Software leader, Howard Chu gave up the Los Angeles rat race for the beauty of west Donegal. Picture by Donegal.ie
Seamus McKinney

A LOVE of fiddle music and Donegal super-group Altan was enough to persuade one of the world’s top software developers to quit the rat race of LA for the laid-back lifestyle of Gweedore.

Howard Chu came to west Donegal in 2012 for the annual Frankie Kennedy music school (established in honour of the late Belfast flute player, Frankie Kennedy) and simply stayed.

Realising he could run his global business from Ireland’s west coast as easily as he could from Los Angeles, he decided to swap the twice-daily commute to his office for the hills and mountains of west Donegal.

In 1999, Mr Chu established Symas Corp along with five partners.

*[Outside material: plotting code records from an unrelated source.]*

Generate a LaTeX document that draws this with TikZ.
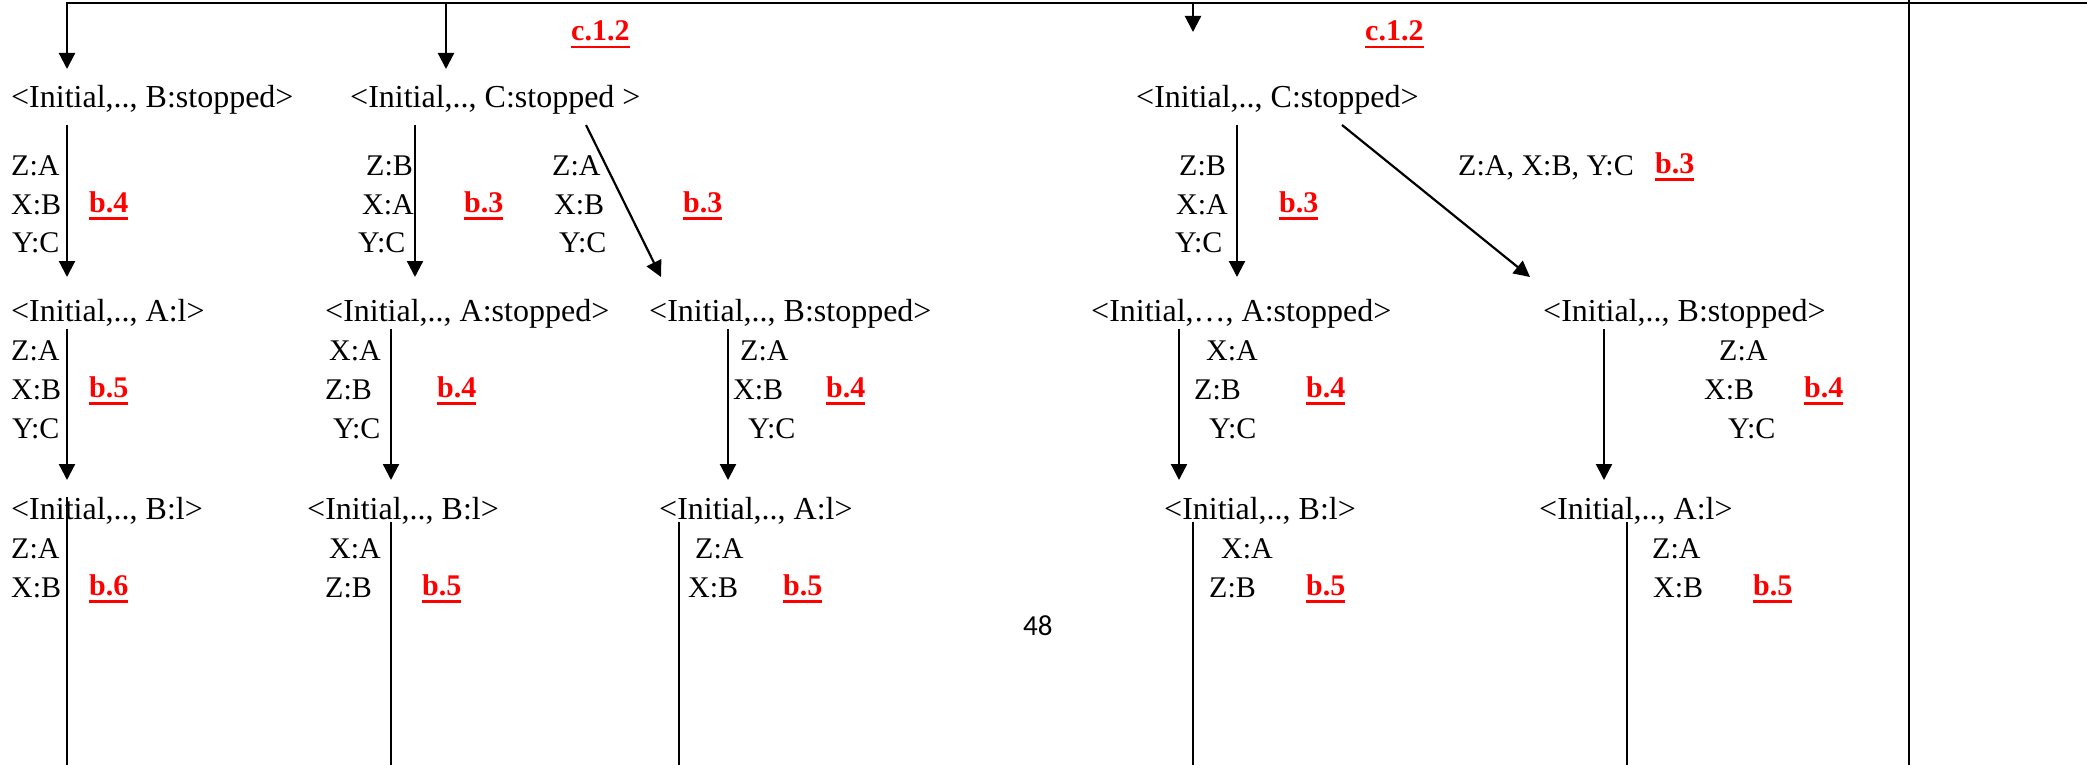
\documentclass[tikz,border=0pt]{standalone}
\usepackage{fontspec}
\setmainfont{Liberation Serif}
\newfontfamily\pgnumfont{Carlito}
\usetikzlibrary{arrows.meta,calc}
\newcommand{\ulred}[1]{\setbox0=\hbox{#1}\rlap{\raisebox{-7.5pt}{\rule{\wd0}{2.5pt}}}\box0}
\begin{document}
\begin{tikzpicture}[x=1pt,y=-1pt,
  st/.style={anchor=base west, inner sep=0pt, yshift=-3pt, text height=22pt, text depth=7pt, font=\fontsize{32}{38}\selectfont},
  lab/.style={anchor=base west, inner sep=0pt, yshift=-3pt, font=\fontsize{30}{36}\selectfont},
  ref/.style={anchor=base west, inner sep=0pt, yshift=-3pt, text=red, font=\fontsize{30}{36}\selectfont\bfseries},
  arr/.style={line width=2.2pt, -{Triangle[length=16pt,width=16pt]}},
  ln/.style={line width=2.2pt}]
\useasboundingbox (0,0) rectangle (2087,765);
\coordinate (bottom) at (0,765);
% state nodes
\node[st] (n11) at (11,105) {<Initial,.., B:stopped>};
\node[st] (n12) at (350,105) {<Initial,.., C:stopped >};
\node[st] (n13) at (1136,105) {<Initial,.., C:stopped>};
\node[st] (n21) at (11,318) {<Initial,.., A:l>};
\node[st] (n22) at (325,318) {<Initial,.., A:stopped>};
\node[st] (n23) at (649,318) {<Initial,.., B:stopped>};
\node[st] (n24) at (1091,318) {<Initial,…, A:stopped>};
\node[st] (n25) at (1543,318) {<Initial,.., B:stopped>};
\node[st] (n31) at (11,516) {<Initial,.., B:l>};
\node[st] (n32) at (307,516) {<Initial,.., B:l>};
\node[st] (n33) at (659,516) {<Initial,.., A:l>};
\node[st] (n34) at (1164,516) {<Initial,.., B:l>};
\node[st] (n35) at (1539,516) {<Initial,.., A:l>};
% top frame
\coordinate (t0) at (67,3);
\coordinate (t1) at (446,3);
\coordinate (t2) at (1193,3);
\coordinate (tE) at (2087,3);
\coordinate (r0) at (1909,0);
\coordinate (r1) at (1909,765);
\draw[arr] (tE) -- (t0) -- ($(n11.base west)+(56,-39)$);
\draw[arr] (t1) -- ($(n12.base west)+(96,-39)$);
\draw[arr] (t2) -- ++(0,29);
\draw[ln] (r0) -- (r1);
\node[ref] (c1) at (571,38) {\ulred{c.1.2}};
\node[ref] (c2) at (1365,38) {\ulred{c.1.2}};
% row 1 -> row 2
\draw[arr] ($(n11.base west)+(56,17)$) -- ($(n21.base west)+(56,-44)$);
\draw[arr] ($(n12.base west)+(65,17)$) -- ($(n22.base west)+(90,-44)$);
\draw[arr] ($(n12.base west)+(236,17)$) -- ($(n23.base west)+(12,-44)$);
\draw[arr] ($(n13.base west)+(101,17)$) -- ($(n24.base west)+(146,-44)$);
\draw[arr] ($(n13.base west)+(206,17)$) -- ($(n25.base west)+(-13,-44)$);
\node[lab] (a1) at (11,172) {Z:A};
\node[lab] (a2) at (11,211) {X:B};
\node[lab] (a3) at (12,249) {Y:C};
\node[ref] (ar) at (89,209) {\ulred{b.4}};
\node[lab] (b1) at (366,172) {Z:B};
\node[lab] (b2) at (362,211) {X:A};
\node[lab] (b3) at (358,249) {Y:C};
\node[ref] (br) at (464,209) {\ulred{b.3}};
\node[lab] (c1a) at (552,172) {Z:A};
\node[lab] (c2a) at (554,211) {X:B};
\node[lab] (c3a) at (559,249) {Y:C};
\node[ref] (cr) at (683,209) {\ulred{b.3}};
\node[lab] (d1) at (1179,172) {Z:B};
\node[lab] (d2) at (1176,211) {X:A};
\node[lab] (d3) at (1175,249) {Y:C};
\node[ref] (dr) at (1279,209) {\ulred{b.3}};
\node[lab] (e1) at (1458,172) {Z:A, X:B, Y:C};
\node[ref] (er) at (1655,170) {\ulred{b.3}};
% row 2 -> row 3
\draw[arr] ($(n21.base west)+(56,8)$) -- ($(n31.base west)+(56,-39)$);
\draw[arr] ($(n22.base west)+(66,8)$) -- ($(n32.base west)+(84,-39)$);
\draw[arr] ($(n23.base west)+(79,8)$) -- ($(n33.base west)+(69,-39)$);
\draw[arr] ($(n24.base west)+(88,8)$) -- ($(n34.base west)+(15,-39)$);
\draw[arr] ($(n25.base west)+(61,8)$) -- ($(n35.base west)+(65,-39)$);
\node[lab] (f1) at (11,357) {Z:A};
\node[lab] (f2) at (11,396) {X:B};
\node[lab] (f3) at (12,435) {Y:C};
\node[ref] (fr) at (89,394) {\ulred{b.5}};
\node[lab] (g1) at (329,357) {X:A};
\node[lab] (g2) at (325,396) {Z:B};
\node[lab] (g3) at (333,435) {Y:C};
\node[ref] (gr) at (437,394) {\ulred{b.4}};
\node[lab] (h1) at (740,357) {Z:A};
\node[lab] (h2) at (733,396) {X:B};
\node[lab] (h3) at (748,435) {Y:C};
\node[ref] (hr) at (826,394) {\ulred{b.4}};
\node[lab] (i1) at (1206,357) {X:A};
\node[lab] (i2) at (1194,396) {Z:B};
\node[lab] (i3) at (1209,435) {Y:C};
\node[ref] (ir) at (1306,394) {\ulred{b.4}};
\node[lab] (j1) at (1719,357) {Z:A};
\node[lab] (j2) at (1704,396) {X:B};
\node[lab] (j3) at (1728,435) {Y:C};
\node[ref] (jr) at (1804,394) {\ulred{b.4}};
% row 3 -> bottom
\draw[ln] ($(n31.base west)+(56,-22)$) coordinate (s1) -- (s1 |- bottom);
\draw[ln] ($(n32.base west)+(84,3)$) coordinate (s2) -- (s2 |- bottom);
\draw[ln] ($(n33.base west)+(20,3)$) coordinate (s3) -- (s3 |- bottom);
\draw[ln] ($(n34.base west)+(29,3)$) coordinate (s4) -- (s4 |- bottom);
\draw[ln] ($(n35.base west)+(88,3)$) coordinate (s5) -- (s5 |- bottom);
\node[lab] (k1) at (11,555) {Z:A};
\node[lab] (k2) at (11,594) {X:B};
\node[ref] (kr) at (89,592) {\ulred{b.6}};
\node[lab] (l1) at (329,555) {X:A};
\node[lab] (l2) at (325,594) {Z:B};
\node[ref] (lr) at (422,592) {\ulred{b.5}};
\node[lab] (m1) at (695,555) {Z:A};
\node[lab] (m2) at (688,594) {X:B};
\node[ref] (mr) at (783,592) {\ulred{b.5}};
\node[lab] (o1) at (1221,555) {X:A};
\node[lab] (o2) at (1209,594) {Z:B};
\node[ref] (or) at (1306,592) {\ulred{b.5}};
\node[lab] (p1) at (1652,555) {Z:A};
\node[lab] (p2) at (1653,594) {X:B};
\node[ref] (pr) at (1753,592) {\ulred{b.5}};
\node[anchor=base west, inner sep=0pt, font=\pgnumfont\fontsize{29}{34}\selectfont] (pg) at (1023,635) {48};
\end{tikzpicture}
\end{document}
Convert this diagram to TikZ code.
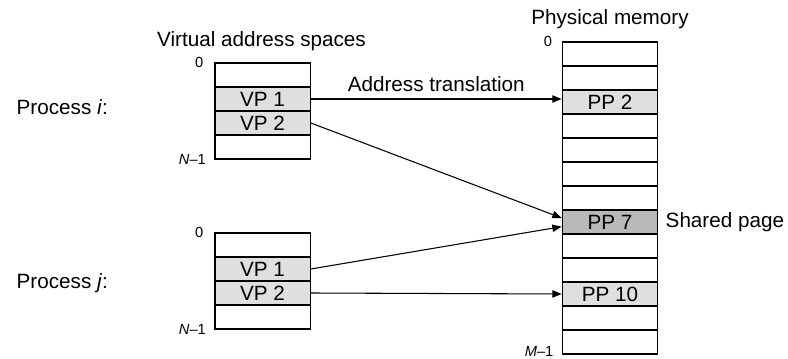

As chief technical officer, he helped grow the company to become a world leader in the development of database management. In the years up to 2012, the computer genius accepted the pressures of life in Los Angeles, including that 90-minute commute.

“People called it rush-hour traffic but it actually spanned most of the day and well into the night. Life in a big city is a constant assault of air and noise pollution, along with the constant threat of time lost in travelling from place to place.

“In Gaoth Dobhair, instead of being surrounded by miles of concrete, there are beautiful beaches, forest parks and mountain hike all just a few minutes away,” he said.

Mr Chu’s first visit to Donegal was in 1996 when he had a stop-over in Ireland while meeting European clients. He spent time visiting the west coast and attending music sessions. He made his first trip to the Frankie Kennedy school in December 1999, when he also got to meet his musical idols, Altan. But it wasn’t until 2012 that he eventually decided enough was enough and it was time to move.

“I was over again for the Frankie Kennedy school. But after the festival was over, I just stayed, cancelling my return flight.”

Running a global software operation from the hills of Donegal was not easy at first as the lack of broadband proved challenging. However, as technology improved, Howard’s work-life got easier to the point where data transfer is now even faster in Gweedore than it was through his cable internet service back in LA.

Since 2012, Mr Chu has thrown himself into Gaeltacht life, embracing all elements of the local culture and traditions.

“I’m already deeply involved in the music and wanting to have a better understanding of the culture that spawned it. Music and language go together just as music and dance,” he explained.

Now armed with a fiddle in one hand and a laptop in the other, the US software maestro says he has no regrets about his decision to up sticks and move.